**Exercise task**.
Give a verbatim copy of the lines below, minus the pictures.

******

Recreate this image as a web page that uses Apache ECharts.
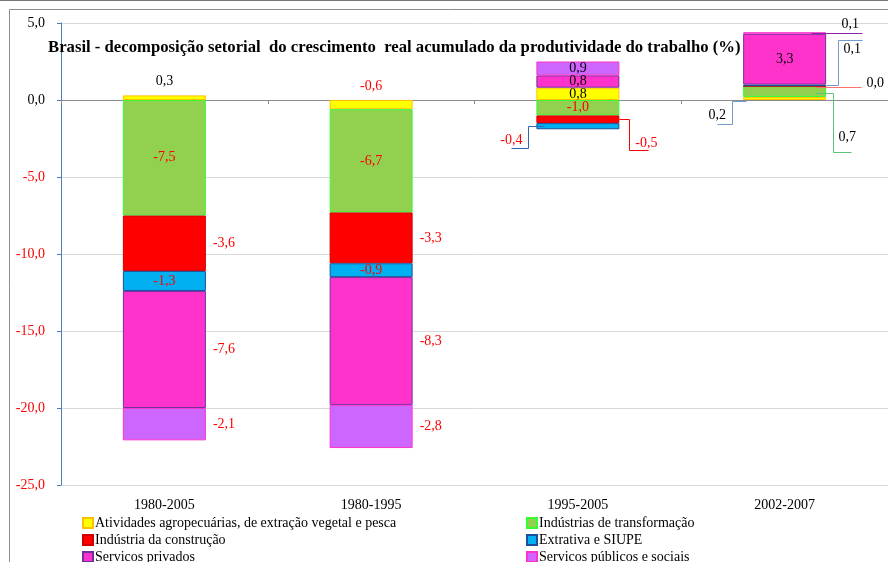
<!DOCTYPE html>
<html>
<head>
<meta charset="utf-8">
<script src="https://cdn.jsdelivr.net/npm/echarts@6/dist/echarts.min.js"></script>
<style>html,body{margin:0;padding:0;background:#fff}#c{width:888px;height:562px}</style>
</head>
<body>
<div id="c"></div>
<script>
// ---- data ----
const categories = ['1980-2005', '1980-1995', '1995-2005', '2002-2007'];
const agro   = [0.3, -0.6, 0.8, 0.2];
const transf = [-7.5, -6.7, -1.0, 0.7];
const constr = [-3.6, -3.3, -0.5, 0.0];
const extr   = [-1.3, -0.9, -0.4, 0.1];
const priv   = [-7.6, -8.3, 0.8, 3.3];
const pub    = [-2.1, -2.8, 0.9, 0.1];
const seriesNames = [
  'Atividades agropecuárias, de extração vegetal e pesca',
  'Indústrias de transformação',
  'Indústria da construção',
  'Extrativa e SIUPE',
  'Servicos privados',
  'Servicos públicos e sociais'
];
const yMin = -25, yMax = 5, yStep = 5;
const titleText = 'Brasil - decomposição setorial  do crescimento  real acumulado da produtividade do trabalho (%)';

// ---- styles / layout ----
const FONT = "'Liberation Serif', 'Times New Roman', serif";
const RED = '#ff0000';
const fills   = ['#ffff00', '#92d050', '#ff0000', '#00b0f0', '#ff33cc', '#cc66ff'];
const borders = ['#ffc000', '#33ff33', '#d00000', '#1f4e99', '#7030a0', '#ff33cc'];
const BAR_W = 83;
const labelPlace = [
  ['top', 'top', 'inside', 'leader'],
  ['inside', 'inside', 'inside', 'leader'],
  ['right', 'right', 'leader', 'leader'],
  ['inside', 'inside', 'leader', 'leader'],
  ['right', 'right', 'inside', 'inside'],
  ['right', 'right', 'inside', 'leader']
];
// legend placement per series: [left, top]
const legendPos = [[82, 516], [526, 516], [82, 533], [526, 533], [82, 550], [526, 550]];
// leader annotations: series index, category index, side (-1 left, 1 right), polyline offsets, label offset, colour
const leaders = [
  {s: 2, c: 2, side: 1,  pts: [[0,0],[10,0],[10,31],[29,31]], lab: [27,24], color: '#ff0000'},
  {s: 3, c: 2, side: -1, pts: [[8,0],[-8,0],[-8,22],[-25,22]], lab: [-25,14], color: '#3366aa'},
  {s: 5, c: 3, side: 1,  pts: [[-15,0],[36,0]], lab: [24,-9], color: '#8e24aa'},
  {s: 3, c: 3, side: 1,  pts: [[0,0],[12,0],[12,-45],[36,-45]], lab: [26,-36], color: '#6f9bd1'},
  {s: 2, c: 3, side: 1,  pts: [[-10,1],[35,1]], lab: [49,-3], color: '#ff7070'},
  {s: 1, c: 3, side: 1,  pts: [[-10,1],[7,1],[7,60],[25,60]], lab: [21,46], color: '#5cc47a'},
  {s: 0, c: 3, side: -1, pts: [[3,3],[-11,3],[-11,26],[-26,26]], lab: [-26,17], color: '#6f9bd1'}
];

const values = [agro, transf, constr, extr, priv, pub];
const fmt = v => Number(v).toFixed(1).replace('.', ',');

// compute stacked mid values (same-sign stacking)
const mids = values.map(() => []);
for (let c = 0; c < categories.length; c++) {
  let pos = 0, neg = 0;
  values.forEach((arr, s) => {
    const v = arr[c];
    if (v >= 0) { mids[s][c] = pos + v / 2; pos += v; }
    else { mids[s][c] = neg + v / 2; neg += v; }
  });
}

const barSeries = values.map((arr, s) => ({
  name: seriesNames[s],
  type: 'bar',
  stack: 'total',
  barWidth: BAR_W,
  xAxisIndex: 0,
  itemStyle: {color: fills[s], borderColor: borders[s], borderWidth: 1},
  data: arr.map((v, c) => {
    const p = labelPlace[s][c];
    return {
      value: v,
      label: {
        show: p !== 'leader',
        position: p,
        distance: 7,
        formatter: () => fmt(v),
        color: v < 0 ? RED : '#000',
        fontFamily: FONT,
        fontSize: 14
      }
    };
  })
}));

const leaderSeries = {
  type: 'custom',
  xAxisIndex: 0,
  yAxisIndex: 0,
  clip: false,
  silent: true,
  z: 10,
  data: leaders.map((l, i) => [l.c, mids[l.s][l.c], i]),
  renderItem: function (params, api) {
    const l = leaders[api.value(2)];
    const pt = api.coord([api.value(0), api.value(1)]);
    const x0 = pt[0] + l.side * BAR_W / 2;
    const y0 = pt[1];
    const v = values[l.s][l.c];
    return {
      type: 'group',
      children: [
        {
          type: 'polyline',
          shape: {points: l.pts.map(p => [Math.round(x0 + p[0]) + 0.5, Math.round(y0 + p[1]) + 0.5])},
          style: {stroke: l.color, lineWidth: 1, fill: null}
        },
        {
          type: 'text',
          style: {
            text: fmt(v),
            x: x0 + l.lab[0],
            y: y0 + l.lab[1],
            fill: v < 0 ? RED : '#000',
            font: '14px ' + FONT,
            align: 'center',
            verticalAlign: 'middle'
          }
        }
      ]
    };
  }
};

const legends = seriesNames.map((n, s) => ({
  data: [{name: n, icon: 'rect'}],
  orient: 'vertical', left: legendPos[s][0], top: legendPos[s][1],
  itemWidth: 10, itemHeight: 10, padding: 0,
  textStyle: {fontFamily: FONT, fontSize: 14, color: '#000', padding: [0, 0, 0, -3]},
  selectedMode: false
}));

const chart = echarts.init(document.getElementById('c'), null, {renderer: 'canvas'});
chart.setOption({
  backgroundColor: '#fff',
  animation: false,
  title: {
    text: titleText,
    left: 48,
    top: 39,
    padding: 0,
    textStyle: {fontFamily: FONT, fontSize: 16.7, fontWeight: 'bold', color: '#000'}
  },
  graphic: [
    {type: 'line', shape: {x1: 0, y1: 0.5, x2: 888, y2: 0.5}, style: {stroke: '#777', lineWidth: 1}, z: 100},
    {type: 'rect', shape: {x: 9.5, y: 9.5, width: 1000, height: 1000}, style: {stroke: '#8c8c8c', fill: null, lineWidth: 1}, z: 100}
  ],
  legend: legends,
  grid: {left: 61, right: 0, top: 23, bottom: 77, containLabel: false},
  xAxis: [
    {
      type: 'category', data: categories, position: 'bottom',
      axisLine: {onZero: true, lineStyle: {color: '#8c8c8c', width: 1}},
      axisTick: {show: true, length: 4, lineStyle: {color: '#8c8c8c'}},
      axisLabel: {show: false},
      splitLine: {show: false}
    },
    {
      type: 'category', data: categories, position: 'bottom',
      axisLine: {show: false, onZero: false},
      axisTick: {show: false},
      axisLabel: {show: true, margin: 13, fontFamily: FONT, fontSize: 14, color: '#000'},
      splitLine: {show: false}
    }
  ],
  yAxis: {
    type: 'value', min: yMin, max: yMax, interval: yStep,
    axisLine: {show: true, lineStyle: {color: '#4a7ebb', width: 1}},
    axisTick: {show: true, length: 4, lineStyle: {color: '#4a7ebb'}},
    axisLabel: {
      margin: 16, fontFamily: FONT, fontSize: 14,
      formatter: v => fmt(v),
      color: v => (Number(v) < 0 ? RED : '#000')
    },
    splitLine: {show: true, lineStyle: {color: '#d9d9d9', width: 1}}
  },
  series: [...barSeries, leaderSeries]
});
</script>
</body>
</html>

******

**Reply to the exercise**.
Recreate this image as a web page that uses Apache ECharts.
<!DOCTYPE html>
<html>
<head>
<meta charset="utf-8">
<script src="https://cdn.jsdelivr.net/npm/echarts@6/dist/echarts.min.js"></script>
<style>html,body{margin:0;padding:0;background:#fff}#c{width:888px;height:562px}</style>
</head>
<body>
<div id="c"></div>
<script>
// ---- data ----
const categories = ['1980-2005', '1980-1995', '1995-2005', '2002-2007'];
const agro   = [0.3, -0.6, 0.8, 0.2];
const transf = [-7.5, -6.7, -1.0, 0.7];
const constr = [-3.6, -3.3, -0.5, 0.0];
const extr   = [-1.3, -0.9, -0.4, 0.1];
const priv   = [-7.6, -8.3, 0.8, 3.3];
const pub    = [-2.1, -2.8, 0.9, 0.1];
const seriesNames = [
  'Atividades agropecuárias, de extração vegetal e pesca',
  'Indústrias de transformação',
  'Indústria da construção',
  'Extrativa e SIUPE',
  'Servicos privados',
  'Servicos públicos e sociais'
];
const yMin = -25, yMax = 5, yStep = 5;
const titleText = 'Brasil - decomposição setorial  do crescimento  real acumulado da produtividade do trabalho (%)';

// ---- styles / layout ----
const FONT = "'Liberation Serif', 'Times New Roman', serif";
const RED = '#ff0000';
const fills   = ['#ffff00', '#92d050', '#ff0000', '#00b0f0', '#ff33cc', '#cc66ff'];
const borders = ['#ffc000', '#33ff33', '#d00000', '#1f4e99', '#7030a0', '#ff33cc'];
const BAR_W = 83;
const labelPlace = [
  ['top', 'top', 'inside', 'leader'],
  ['inside', 'inside', 'inside', 'leader'],
  ['right', 'right', 'leader', 'leader'],
  ['inside', 'inside', 'leader', 'leader'],
  ['right', 'right', 'inside', 'inside'],
  ['right', 'right', 'inside', 'leader']
];
// legend placement per series: [left, top]
const legendPos = [[82, 516], [526, 516], [82, 533], [526, 533], [82, 550], [526, 550]];
// leader annotations: series index, category index, side (-1 left, 1 right), polyline offsets, label offset, colour
const leaders = [
  {s: 2, c: 2, side: 1,  pts: [[0,0],[10,0],[10,31],[29,31]], lab: [27,24], color: '#ff0000'},
  {s: 3, c: 2, side: -1, pts: [[8,0],[-8,0],[-8,22],[-25,22]], lab: [-25,14], color: '#3366aa'},
  {s: 5, c: 3, side: 1,  pts: [[-15,0],[36,0]], lab: [24,-9], color: '#8e24aa'},
  {s: 3, c: 3, side: 1,  pts: [[0,0],[12,0],[12,-45],[36,-45]], lab: [26,-36], color: '#6f9bd1'},
  {s: 2, c: 3, side: 1,  pts: [[-10,1],[35,1]], lab: [49,-3], color: '#ff7070'},
  {s: 1, c: 3, side: 1,  pts: [[-10,1],[7,1],[7,60],[25,60]], lab: [21,46], color: '#5cc47a'},
  {s: 0, c: 3, side: -1, pts: [[3,3],[-11,3],[-11,26],[-26,26]], lab: [-26,17], color: '#6f9bd1'}
];

const values = [agro, transf, constr, extr, priv, pub];
const fmt = v => Number(v).toFixed(1).replace('.', ',');

// compute stacked mid values (same-sign stacking)
const mids = values.map(() => []);
for (let c = 0; c < categories.length; c++) {
  let pos = 0, neg = 0;
  values.forEach((arr, s) => {
    const v = arr[c];
    if (v >= 0) { mids[s][c] = pos + v / 2; pos += v; }
    else { mids[s][c] = neg + v / 2; neg += v; }
  });
}

const barSeries = values.map((arr, s) => ({
  name: seriesNames[s],
  type: 'bar',
  stack: 'total',
  barWidth: BAR_W,
  xAxisIndex: 0,
  itemStyle: {color: fills[s], borderColor: borders[s], borderWidth: 1},
  data: arr.map((v, c) => {
    const p = labelPlace[s][c];
    return {
      value: v,
      label: {
        show: p !== 'leader',
        position: p,
        distance: 7,
        formatter: () => fmt(v),
        color: v < 0 ? RED : '#000',
        fontFamily: FONT,
        fontSize: 14
      }
    };
  })
}));

const leaderSeries = {
  type: 'custom',
  xAxisIndex: 0,
  yAxisIndex: 0,
  clip: false,
  silent: true,
  z: 10,
  data: leaders.map((l, i) => [l.c, mids[l.s][l.c], i]),
  renderItem: function (params, api) {
    const l = leaders[api.value(2)];
    const pt = api.coord([api.value(0), api.value(1)]);
    const x0 = pt[0] + l.side * BAR_W / 2;
    const y0 = pt[1];
    const v = values[l.s][l.c];
    return {
      type: 'group',
      children: [
        {
          type: 'polyline',
          shape: {points: l.pts.map(p => [Math.round(x0 + p[0]) + 0.5, Math.round(y0 + p[1]) + 0.5])},
          style: {stroke: l.color, lineWidth: 1, fill: null}
        },
        {
          type: 'text',
          style: {
            text: fmt(v),
            x: x0 + l.lab[0],
            y: y0 + l.lab[1],
            fill: v < 0 ? RED : '#000',
            font: '14px ' + FONT,
            align: 'center',
            verticalAlign: 'middle'
          }
        }
      ]
    };
  }
};

const legends = seriesNames.map((n, s) => ({
  data: [{name: n, icon: 'rect'}],
  orient: 'vertical', left: legendPos[s][0], top: legendPos[s][1],
  itemWidth: 10, itemHeight: 10, padding: 0,
  textStyle: {fontFamily: FONT, fontSize: 14, color: '#000', padding: [0, 0, 0, -3]},
  selectedMode: false
}));

const chart = echarts.init(document.getElementById('c'), null, {renderer: 'canvas'});
chart.setOption({
  backgroundColor: '#fff',
  animation: false,
  title: {
    text: titleText,
    left: 48,
    top: 39,
    padding: 0,
    textStyle: {fontFamily: FONT, fontSize: 16.7, fontWeight: 'bold', color: '#000'}
  },
  graphic: [
    {type: 'line', shape: {x1: 0, y1: 0.5, x2: 888, y2: 0.5}, style: {stroke: '#777', lineWidth: 1}, z: 100},
    {type: 'rect', shape: {x: 9.5, y: 9.5, width: 1000, height: 1000}, style: {stroke: '#8c8c8c', fill: null, lineWidth: 1}, z: 100}
  ],
  legend: legends,
  grid: {left: 61, right: 0, top: 23, bottom: 77, containLabel: false},
  xAxis: [
    {
      type: 'category', data: categories, position: 'bottom',
      axisLine: {onZero: true, lineStyle: {color: '#8c8c8c', width: 1}},
      axisTick: {show: true, length: 4, lineStyle: {color: '#8c8c8c'}},
      axisLabel: {show: false},
      splitLine: {show: false}
    },
    {
      type: 'category', data: categories, position: 'bottom',
      axisLine: {show: false, onZero: false},
      axisTick: {show: false},
      axisLabel: {show: true, margin: 13, fontFamily: FONT, fontSize: 14, color: '#000'},
      splitLine: {show: false}
    }
  ],
  yAxis: {
    type: 'value', min: yMin, max: yMax, interval: yStep,
    axisLine: {show: true, lineStyle: {color: '#4a7ebb', width: 1}},
    axisTick: {show: true, length: 4, lineStyle: {color: '#4a7ebb'}},
    axisLabel: {
      margin: 16, fontFamily: FONT, fontSize: 14,
      formatter: v => fmt(v),
      color: v => (Number(v) < 0 ? RED : '#000')
    },
    splitLine: {show: true, lineStyle: {color: '#d9d9d9', width: 1}}
  },
  series: [...barSeries, leaderSeries]
});
</script>
</body>
</html>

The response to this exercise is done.